__Short exercise__: Copy the listing below in full and skip every picture.

__Information shown__:

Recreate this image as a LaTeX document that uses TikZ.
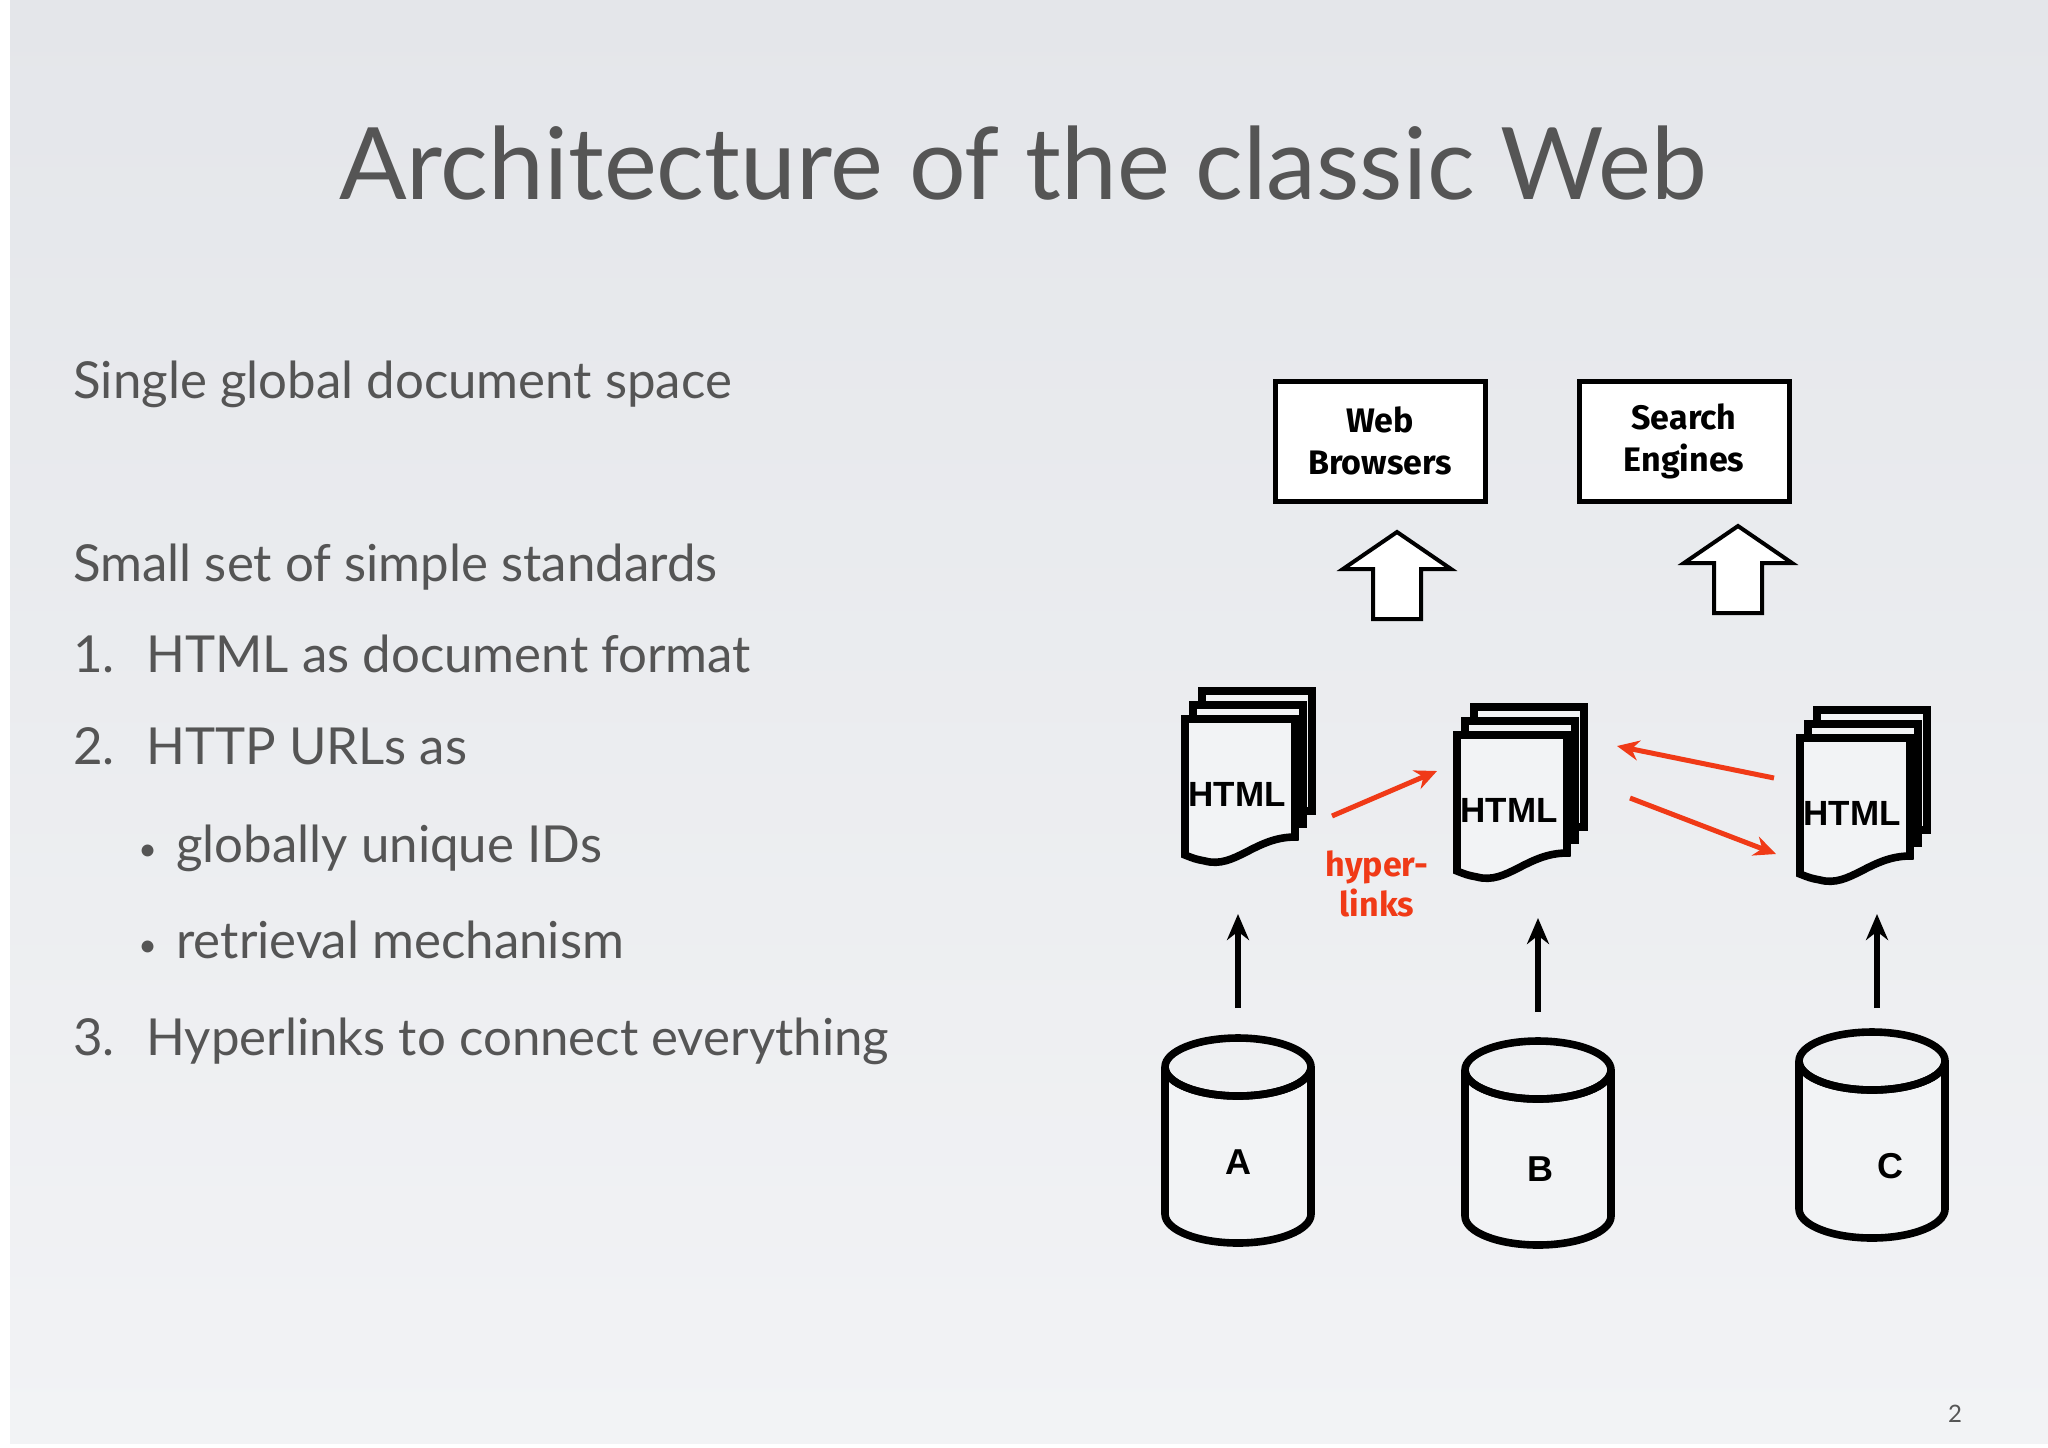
\documentclass[tikz,border=0pt]{standalone}
\usepackage{fontspec}
\setmainfont{Lato}
\newfontfamily\arialf{Liberation Sans}
\newfontfamily\boxf{Fira Sans}
\usetikzlibrary{shapes.geometric,arrows.meta}
\definecolor{bgA}{HTML}{E4E6EA}
\definecolor{bgB}{HTML}{F2F3F5}
\definecolor{txt}{HTML}{555555}
\definecolor{hl}{HTML}{F03A17}
\begin{document}
\begin{tikzpicture}[x=0.5pt,y=-0.5pt,
  body/.style={anchor=base west,text=txt,font=\fontsize{25.5}{28}\selectfont,inner sep=0},
  bul/.style={anchor=base west,text=txt,font=\fontsize{16}{28}\selectfont,inner sep=0},
  bx/.style={draw,line width=2.5pt,fill=white,minimum width=105pt,minimum height=60pt,align=center,font=\boxf\bfseries\fontsize{17}{21}\selectfont},
  page/.style={draw,line width=3.8pt,fill=bgB},
  cylp/.style={draw,line width=3.8pt,fill=bgB},
  blk/.style={-{Stealth[length=13pt,width=11pt]},line width=3pt},
  red/.style={-{Stealth[length=11pt,width=10pt]},line width=2.5pt,hl},
  barrow/.style={draw,line width=2pt,fill=white}]
\useasboundingbox (0,0) rectangle (2048,1447);
\fill[white] (0,0) rectangle (2048,1447);
\shade[top color=bgA,bottom color=bgB] (10,0) rectangle (2048,1443);
% title
\node[text=txt,font=\fontsize{50}{56}\selectfont] (title) at (1023,163) {Architecture of the classic Web};
% body
\node[body] (l1) at (73,398) {Single global document space};
\node[body] (l2) at (73,581) {Small set of simple standards};
\node[body] (n3) at (73,672) {1.};
\node[body] (l3) at (146,672) {HTML as document format};
\node[body] (n4) at (73,764) {2.};
\node[body] (l4) at (146,764) {HTTP URLs as};
\node[bul] (b5) at (138,860) {\textbullet};
\node[body] (l5) at (176,862) {globally unique IDs};
\node[bul] (b6) at (138,956) {\textbullet};
\node[body] (l6) at (176,958) {retrieval mechanism};
\node[body] (n7) at (73,1055) {3.};
\node[body] (l7) at (146,1055) {Hyperlinks to connect everything};
\node[text=txt,font=\fontsize{12}{14}\selectfont] (pg) at (1955,1414) {2};
% boxes
\node[bx] (wb) at (1380,441) {Web\\Browsers};
\node[bx] (se) at (1684,441) {Search\\Engines};
% block arrows
\foreach \cx/\ty in {1397/532,1738/526}{
  \draw[barrow] (\cx-24,\ty+87) -- (\cx-24,\ty+37) -- (\cx-54,\ty+37) -- (\cx,\ty) -- (\cx+54,\ty+37) -- (\cx+24,\ty+37) -- (\cx+24,\ty+87) -- cycle;
}
% docs
\foreach \x/\y/\n in {1185/719/d1,1457/735/d2,1800/738/d3}{
  \draw[page] (\x+17,\y-28) rectangle (\x+127,\y+92);
  \draw[page] (\x+8,\y-14) rectangle (\x+118,\y+105);
  \draw[page] (\x,\y) -- (\x+110,\y) -- (\x+110,\y+118)
     .. controls (\x+70,\y+118) and (\x+50,\y+150) .. (\x+20,\y+142)
     .. controls (\x+10,\y+140) .. (\x,\y+136) -- cycle;
  \node[anchor=west,inner sep=0,font=\arialf\bfseries\fontsize{17.5}{18}\selectfont] (\n) at (\x+3,\y+75) {HTML};
}
% cylinders
\foreach \cx/\t/\b in {1238/1038/1243,1538/1041/1245,1872/1032/1238}{
  \draw[cylp] (\cx-73,\t+29) -- (\cx-73,\b-29) arc[start angle=180,end angle=360,x radius=73,y radius=-29] -- (\cx+73,\t+29) arc[start angle=0,end angle=180,x radius=73,y radius=29] -- cycle;
  \draw[cylp,fill=none] (\cx,\t+29) ellipse[x radius=73,y radius=29];
}
\node[font=\arialf\bfseries\fontsize{18}{20}\selectfont] (A) at (1238,1162) {A};
\node[font=\arialf\bfseries\fontsize{18}{20}\selectfont] (B) at (1540,1169) {B};
\node[font=\arialf\bfseries\fontsize{18}{20}\selectfont] (C) at (1890,1166) {C};
% black arrows
\coordinate (a0) at (1238,1008); \coordinate (a1) at (1238,914);
\coordinate (b0) at (1538,1012); \coordinate (b1) at (1538,918);
\coordinate (c0) at (1877,1008); \coordinate (c1) at (1877,914);
\draw[blk] (a0) -- (a1);
\draw[blk] (b0) -- (b1);
\draw[blk] (c0) -- (c1);
% red arrows
\coordinate (r1a) at (1332,816); \coordinate (r1b) at (1437,771);
\coordinate (r2a) at (1774,778); \coordinate (r2b) at (1617,746);
\coordinate (r3a) at (1630,798); \coordinate (r3b) at (1776,854);
\draw[red] (r1a) -- (r1b);
\draw[red] (r2a) -- (r2b);
\draw[red] (r3a) -- (r3b);
\node[text=hl,align=center,font=\boxf\bfseries\fontsize{17}{20}\selectfont] (hyp) at (1377,884) {hyper-\\links};
\end{tikzpicture}
\end{document}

__Solution__:
Recreate this image as a LaTeX document that uses TikZ.
\documentclass[tikz,border=0pt]{standalone}
\usepackage{fontspec}
\setmainfont{Lato}
\newfontfamily\arialf{Liberation Sans}
\newfontfamily\boxf{Fira Sans}
\usetikzlibrary{shapes.geometric,arrows.meta}
\definecolor{bgA}{HTML}{E4E6EA}
\definecolor{bgB}{HTML}{F2F3F5}
\definecolor{txt}{HTML}{555555}
\definecolor{hl}{HTML}{F03A17}
\begin{document}
\begin{tikzpicture}[x=0.5pt,y=-0.5pt,
  body/.style={anchor=base west,text=txt,font=\fontsize{25.5}{28}\selectfont,inner sep=0},
  bul/.style={anchor=base west,text=txt,font=\fontsize{16}{28}\selectfont,inner sep=0},
  bx/.style={draw,line width=2.5pt,fill=white,minimum width=105pt,minimum height=60pt,align=center,font=\boxf\bfseries\fontsize{17}{21}\selectfont},
  page/.style={draw,line width=3.8pt,fill=bgB},
  cylp/.style={draw,line width=3.8pt,fill=bgB},
  blk/.style={-{Stealth[length=13pt,width=11pt]},line width=3pt},
  red/.style={-{Stealth[length=11pt,width=10pt]},line width=2.5pt,hl},
  barrow/.style={draw,line width=2pt,fill=white}]
\useasboundingbox (0,0) rectangle (2048,1447);
\fill[white] (0,0) rectangle (2048,1447);
\shade[top color=bgA,bottom color=bgB] (10,0) rectangle (2048,1443);
% title
\node[text=txt,font=\fontsize{50}{56}\selectfont] (title) at (1023,163) {Architecture of the classic Web};
% body
\node[body] (l1) at (73,398) {Single global document space};
\node[body] (l2) at (73,581) {Small set of simple standards};
\node[body] (n3) at (73,672) {1.};
\node[body] (l3) at (146,672) {HTML as document format};
\node[body] (n4) at (73,764) {2.};
\node[body] (l4) at (146,764) {HTTP URLs as};
\node[bul] (b5) at (138,860) {\textbullet};
\node[body] (l5) at (176,862) {globally unique IDs};
\node[bul] (b6) at (138,956) {\textbullet};
\node[body] (l6) at (176,958) {retrieval mechanism};
\node[body] (n7) at (73,1055) {3.};
\node[body] (l7) at (146,1055) {Hyperlinks to connect everything};
\node[text=txt,font=\fontsize{12}{14}\selectfont] (pg) at (1955,1414) {2};
% boxes
\node[bx] (wb) at (1380,441) {Web\\Browsers};
\node[bx] (se) at (1684,441) {Search\\Engines};
% block arrows
\foreach \cx/\ty in {1397/532,1738/526}{
  \draw[barrow] (\cx-24,\ty+87) -- (\cx-24,\ty+37) -- (\cx-54,\ty+37) -- (\cx,\ty) -- (\cx+54,\ty+37) -- (\cx+24,\ty+37) -- (\cx+24,\ty+87) -- cycle;
}
% docs
\foreach \x/\y/\n in {1185/719/d1,1457/735/d2,1800/738/d3}{
  \draw[page] (\x+17,\y-28) rectangle (\x+127,\y+92);
  \draw[page] (\x+8,\y-14) rectangle (\x+118,\y+105);
  \draw[page] (\x,\y) -- (\x+110,\y) -- (\x+110,\y+118)
     .. controls (\x+70,\y+118) and (\x+50,\y+150) .. (\x+20,\y+142)
     .. controls (\x+10,\y+140) .. (\x,\y+136) -- cycle;
  \node[anchor=west,inner sep=0,font=\arialf\bfseries\fontsize{17.5}{18}\selectfont] (\n) at (\x+3,\y+75) {HTML};
}
% cylinders
\foreach \cx/\t/\b in {1238/1038/1243,1538/1041/1245,1872/1032/1238}{
  \draw[cylp] (\cx-73,\t+29) -- (\cx-73,\b-29) arc[start angle=180,end angle=360,x radius=73,y radius=-29] -- (\cx+73,\t+29) arc[start angle=0,end angle=180,x radius=73,y radius=29] -- cycle;
  \draw[cylp,fill=none] (\cx,\t+29) ellipse[x radius=73,y radius=29];
}
\node[font=\arialf\bfseries\fontsize{18}{20}\selectfont] (A) at (1238,1162) {A};
\node[font=\arialf\bfseries\fontsize{18}{20}\selectfont] (B) at (1540,1169) {B};
\node[font=\arialf\bfseries\fontsize{18}{20}\selectfont] (C) at (1890,1166) {C};
% black arrows
\coordinate (a0) at (1238,1008); \coordinate (a1) at (1238,914);
\coordinate (b0) at (1538,1012); \coordinate (b1) at (1538,918);
\coordinate (c0) at (1877,1008); \coordinate (c1) at (1877,914);
\draw[blk] (a0) -- (a1);
\draw[blk] (b0) -- (b1);
\draw[blk] (c0) -- (c1);
% red arrows
\coordinate (r1a) at (1332,816); \coordinate (r1b) at (1437,771);
\coordinate (r2a) at (1774,778); \coordinate (r2b) at (1617,746);
\coordinate (r3a) at (1630,798); \coordinate (r3b) at (1776,854);
\draw[red] (r1a) -- (r1b);
\draw[red] (r2a) -- (r2b);
\draw[red] (r3a) -- (r3b);
\node[text=hl,align=center,font=\boxf\bfseries\fontsize{17}{20}\selectfont] (hyp) at (1377,884) {hyper-\\links};
\end{tikzpicture}
\end{document}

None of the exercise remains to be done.